Estas pasadas navidades, en algunas cabalgatas hubo polémica por el hecho de pintar de negro a reyes blancos. Puede que el de los Reyes Magos sea un magnífico ejemplo, ya que es una celebración que se ha ido adaptando a los tiempos. Por ejemplo, en los siglos XIV y XV se estableció que fueran tres, y que fueran blanco, asiático y negro, porque representaban a la mayoría de los habitantes del mundo en ese momento. Europeos, africanos y orientales. Tradicionalmente, en España se ha pintado a Baltasar, porque no había personas negras en nuestra sociedad, pero esa ya no es la realidad. Las hay en la actualidad, y muy representativas en todos los ámbitos.

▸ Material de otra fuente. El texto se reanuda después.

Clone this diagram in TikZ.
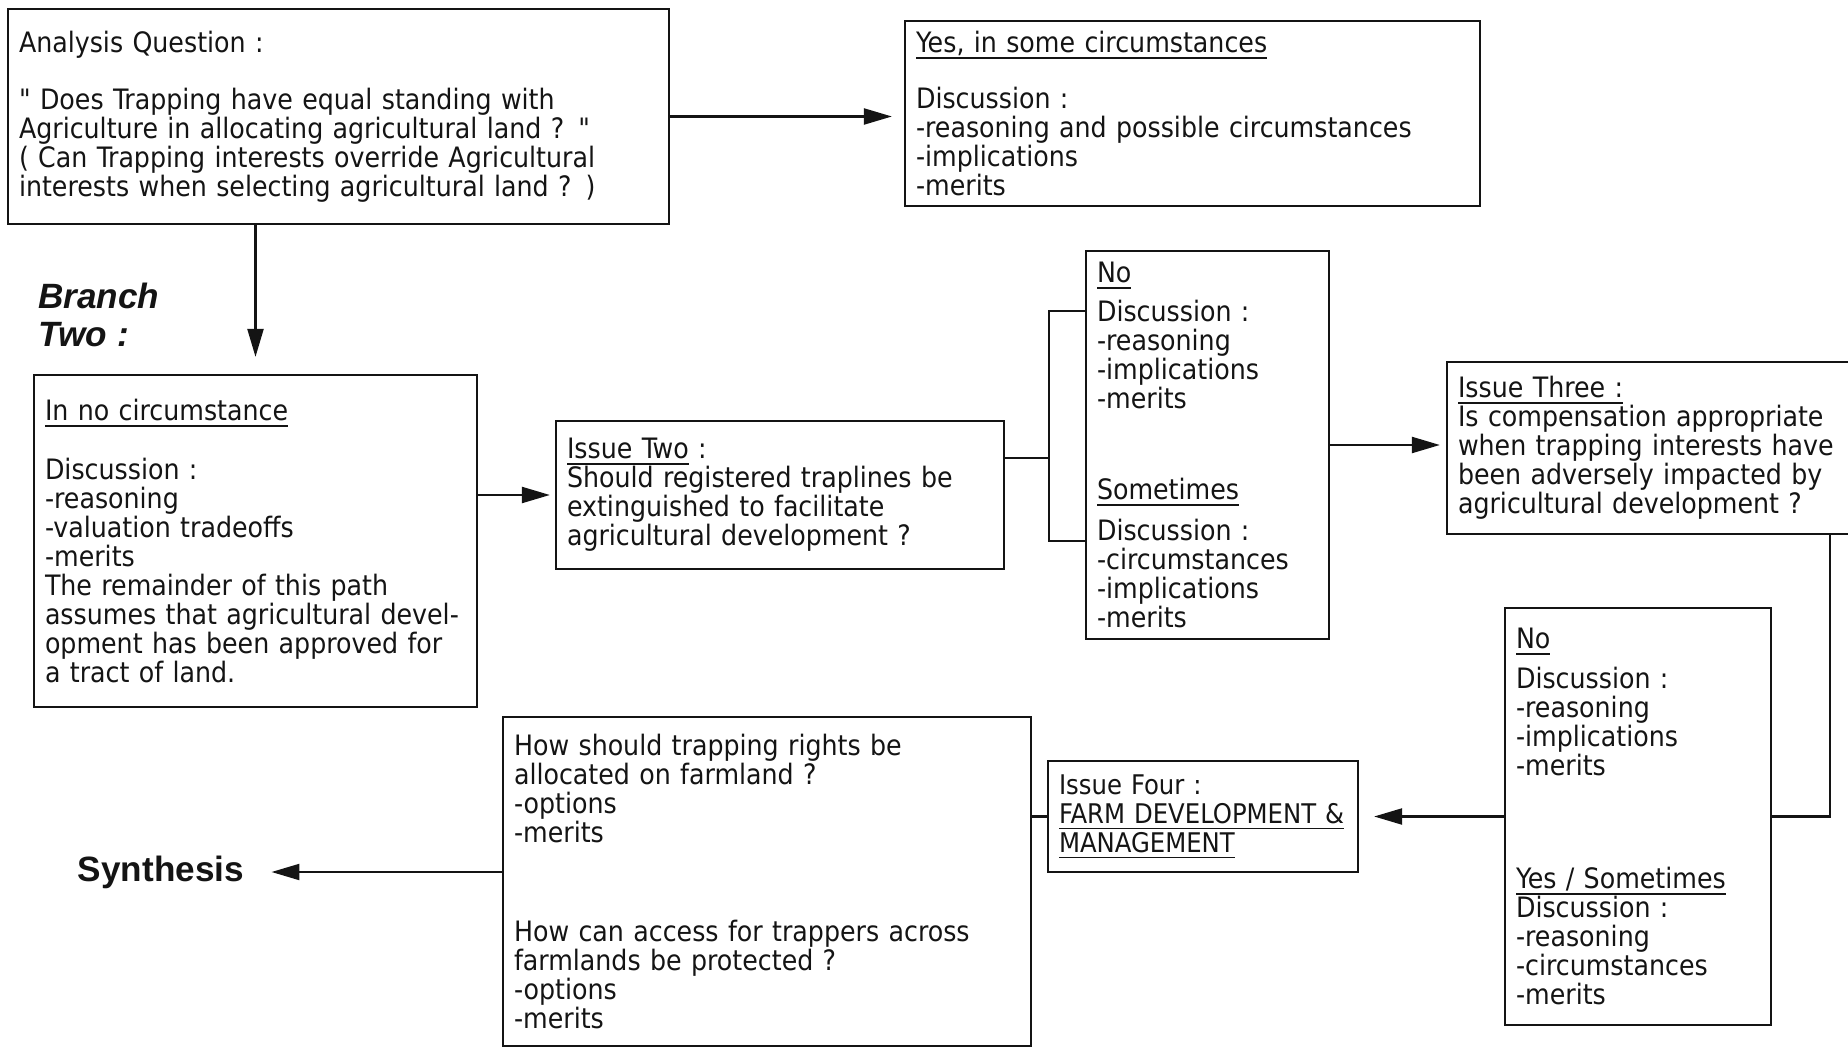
\documentclass[tikz,border=0pt]{standalone}
\usepackage{fontspec}
\setmainfont{DejaVu Sans Condensed}
\newfontfamily\headfont{Liberation Sans}
\usetikzlibrary{arrows.meta,calc}
\definecolor{ink}{HTML}{141414}
\tikzset{
  box/.style={draw=ink,line width=1.1pt,anchor=north west,align=left,inner xsep=0.22cm,inner ysep=2pt,outer sep=0pt,text=ink,font=\bodyfont},
  line/.style={draw=ink,line width=1.2pt},
  arr/.style={-{Triangle[length=16pt,width=9pt]},line width=1.6pt,ink},
  head/.style={inner sep=0pt,text=ink,align=left}
}
\newcommand{\bodyfont}{\fontsize{16}{16.5}\selectfont}
\newcommand{\dq}{\XeTeXglyph\XeTeXcharglyph"22\relax}
\newcommand{\undl}[1]{\leavevmode\setbox0=\hbox{#1}\rlap{\rule[-3.5pt]{\wd0}{1.1pt}}\box0\relax}

\begin{document}
\begin{tikzpicture}[x=1cm,y=1cm]
\useasboundingbox (0,0) rectangle (36.96,20.98);
\clip (0,0) rectangle (36.96,20.98);
% ---------------- question and first answers ----------------
\node[box,text width=12.78cm,minimum height=4.30cm] (quest) at (0.16,20.80) {Analysis Question :\\[16pt]
\dq{} Does Trapping have equal standing with\\
Agriculture in allocating agricultural land ? \dq\\
( Can Trapping interests override Agricultural\\
interests when selecting agricultural land ? )};
\node[box,text width=11.06cm,minimum height=3.70cm] (yes) at (18.10,20.56) {\undl{Yes, in some circumstances}\\[15pt]
Discussion :\\
-reasoning and possible circumstances\\
-implications\\
-merits};
\node[head,anchor=north west,font=\headfont\bfseries\itshape\fontsize{20}{21.6}\selectfont] (branch) at (0.76,15.32) {Branch\\Two :};
\node[box,text width=8.42cm,minimum height=6.64cm] (nocirc) at (0.68,13.48) {\undl{In no circumstance}\\[17pt]
Discussion :\\
-reasoning\\
-valuation tradeoffs\\
-merits\\
The remainder of this path\\
assumes that agricultural devel-\\
opment has been approved for\\
a tract of land.};
% ---------------- issue two ----------------
\node[box,text width=8.52cm,minimum height=2.96cm] (issuetwo) at (11.12,12.56) {\undl{Issue Two} :\\
Should registered traplines be\\
extinguished to facilitate\\
agricultural development ?};
\node[box,text width=4.42cm,minimum height=7.76cm] (twoans) at (21.72,15.96) {\undl{No}\\[6pt]
Discussion :\\
-reasoning\\
-implications\\
-merits\\[35pt]
\undl{Sometimes}\\[7pt]
Discussion :\\
-circumstances\\
-implications\\
-merits};
% ---------------- issue three ----------------
\node[box,text width=8.02cm,minimum height=3.44cm] (issuethree) at (28.94,13.74) {\undl{Issue Three :}\\
Is compensation appropriate\\
when trapping interests have\\
been adversely impacted by\\
agricultural development ?};
\node[box,text width=4.88cm,minimum height=8.34cm] (threeans) at (30.10,8.82) {\undl{No}\\[6pt]
Discussion :\\
-reasoning\\
-implications\\
-merits\\[48pt]
\undl{Yes / Sometimes}\\
Discussion :\\
-reasoning\\
-circumstances\\
-merits};
% ---------------- issue four and synthesis ----------------
\node[box,text width=5.76cm,minimum height=2.22cm,font=\fontsize{15.4}{16.5}\selectfont] (issuefour) at (20.96,5.76) {Issue Four :\\
\undl{FARM DEVELOPMENT \&}\\
\undl{MANAGEMENT}};
\node[box,text width=10.12cm,minimum height=6.58cm] (farm) at (10.06,6.64) {How should trapping rights be\\
allocated on farmland ?\\
-options\\
-merits\\[40pt]
How can access for trappers across\\
farmlands be protected ?\\
-options\\
-merits};
\node[head,font=\headfont\bfseries\fontsize{20}{24}\selectfont] (synth) at (3.22,3.54) {Synthesis};
% ---------------- connectors ----------------
\draw[arr,shorten >=0.26cm] (quest.east) -- (quest.east -| yes.west);
\draw[arr,shorten >=0.36cm] (nocirc.north |- quest.south) -- (nocirc.north);
\draw[arr,shorten >=0.12cm] (nocirc.east |- issuetwo.west) -- (issuetwo.west);
\draw[line] ($(issuetwo.north east)!0.25!(issuetwo.south east)$) -- ++(0.9,0) coordinate (fork);
\draw[line] ($(twoans.north west)!0.155!(twoans.south west)$) -| (fork) |- ($(twoans.north west)!0.747!(twoans.south west)$);
\draw[arr,shorten >=0.14cm] (twoans.east) -- (twoans.east -| issuethree.west);
\draw[line] ([xshift=7.66cm]issuethree.south west) |- (threeans.east);
\draw[arr,shorten >=0.32cm] (threeans.west) -- (threeans.west -| issuefour.east);
\draw[line] (issuefour.west) -- (issuefour.west -| farm.east);
\draw[arr,shorten >=0.54cm] (farm.west |- synth.east) -- (synth.east);
\end{tikzpicture}
\end{document}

En el pasado, durante décadas, en nuestro país era muy habitual darle un cucharadita de anís a los niños para abrirle el apetito. Eso, obviamente, ya no se hace, o no lo hace nadie en su sano juicio. Porque las tradiciones, los hábitos, o las palabras, cambian con el paso del tiempo, y el que trata de impedirlo o se niega a aceptarlo es porque el pasado lo entiende como un tiempo más cómodo, mejor, para sus propios intereses. Así de simple.
Las personas con discapacidad a lo largo de los años han tenido que soportar todo tipo de calificativos vejatorios e insultantes. Subnormales, discapacitados, tullidos, enanos, retrasados, mongólicos, cojos, etc. El nuestro es un país con una tendencia perversa e innata a calificar, desde el menosprecio, a todos aquellos que entiende como diferentes o distintos, por algún motivo. Maricones, bolleras, machorras, locos, sudacas, moros… Una supuesta “normalidad” forjada en la intransigencia, el miedo, la ignorancia y el desprecio, elementos que, combinados, conforman la peor fórmula posible. Nada bueno puede salir de ahí.
Durante demasiado tiempo, las personas con discapacidad encontraron el primer gesto de marginación en la palabra, que debe siempre emplearse para justamente lo contrario: para incluir, sumar, proteger. Para reconocer. Y esa primera marginación, como no podía ser de otro modo, fue la puerta de entrada de otras marginaciones: sociales, laborales, jurídicas, educativas, sanitarias y hasta afectivas.
Si las palabras no son tan importantes como algunos proclaman, ¿por qué ese miedo a cambiarlas, a modificarlas, según como el tiempo y los cambios exigen? ¿Por qué? Constitucionalmente, que no es poco, las personas con discapacidad dejarán de ser disminuidas. Ojalá sea una nueva puerta abierta a la inclusión y a la normalización. Ojalá entendamos que todos, absolutamente todos, en algún momento de nuestras vidas, de manera temporal o permanente, podemos ser personas con discapacidad. Todos, sí, todos.
Ojalá esta nueva definición en la Constitución suponga un punto de inflexión, y comencemos a contemplar a las personas, a todas las personas, por sus capacidades, y no por sus discapacidades. Capacidades diferentes a las nuestras, capacidades especiales, únicas en muchos casos, pero con una enorme potencialidad si las sabemos descubrir, entender y, sobre todo, incorporar. Pero para eso debemos despojarnos de los viejos conceptos, especialmente de esa falsa normalidad que ya representa a tan pocos. Eso ya es más que palabras, pero por algo debemos empezar. Claro que importan, y mucho.